Monday, March 31, 2014

Rage

Last night I awoke with a hot flash and a piercing fear/rage/despair, accompanied by an image of my mother in her dementia care home and a sense that I must, must, must do something to fix her horrible. This had happened a few nights over the past week and I'd responded by sitting up and attending to the sensations and the inner child. This time I decided to do this work lying down. First I tried pushing and kicking an imaginary person who was lying on top of me, getting them off of me. This didn't provide any release or insight. Did it a few times. Then (against great resistance that I shouldn't bother anybody about this) I woke Eric and asked him to lie on top of me, and I repeated this. Still, no release, no insight. Very uncomfortable feelings in the arms, the torso.

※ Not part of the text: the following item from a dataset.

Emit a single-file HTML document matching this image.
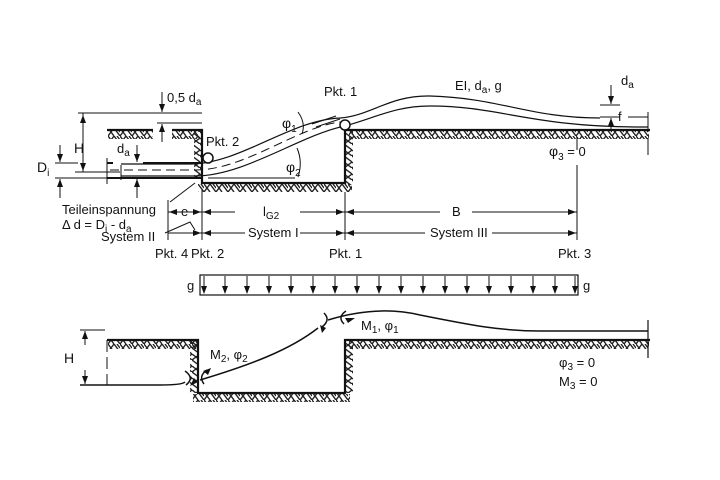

Finally I noticed the comfort, pleasure I felt at having Eric lie on top of me. I realized I enjoyed that and wanted it very much, and thus was conflicted about pushing him off of me. I wanted him and didn't want him. I tried noticing the comfort/pleasure and seeing what else was there, and saw that the right side of my body didn't want to push him off but it wanted some kind of expression. I worked very, very hard to bring my attention to the inner child and ask her what she wanted. I tried to be her and feel her rather than conceptualize her and it was very difficult, especially since I also had to repeatedly dismiss voices that said I shouldn't bother Eric with this. But over many minutes I grew more at ease and began moving my body slightly according to urges that I found. More ease, more movement -- a virtuous cycle. But I also continuously felt tired, fatigued -- I wanted to rest, to sleep. Is this giving up on myself, or giving myself rest? Finally I said, "let's both go back to sleep." It took me some time to fall back asleep. I felt quite at ease in Eric's arms after all that, but not 100%.

Following on that--intense session with T this morning. Anger. Stayed with anger, followed T's instructions even though they intensified the anger. He encouraged me to say that I hated him, or something like that, but couldn't do that without shutting down. Finally I began to voice my frustrations and moved toward saying I wanted him to visit my home and my work to find out more about me so he could help me more efficiently. This felt right and good, but when I left his office 1.5 hours ago I felt such strong sensations in the right side and they are still with me, making it hard to work. But I will work alongside them as much as I can.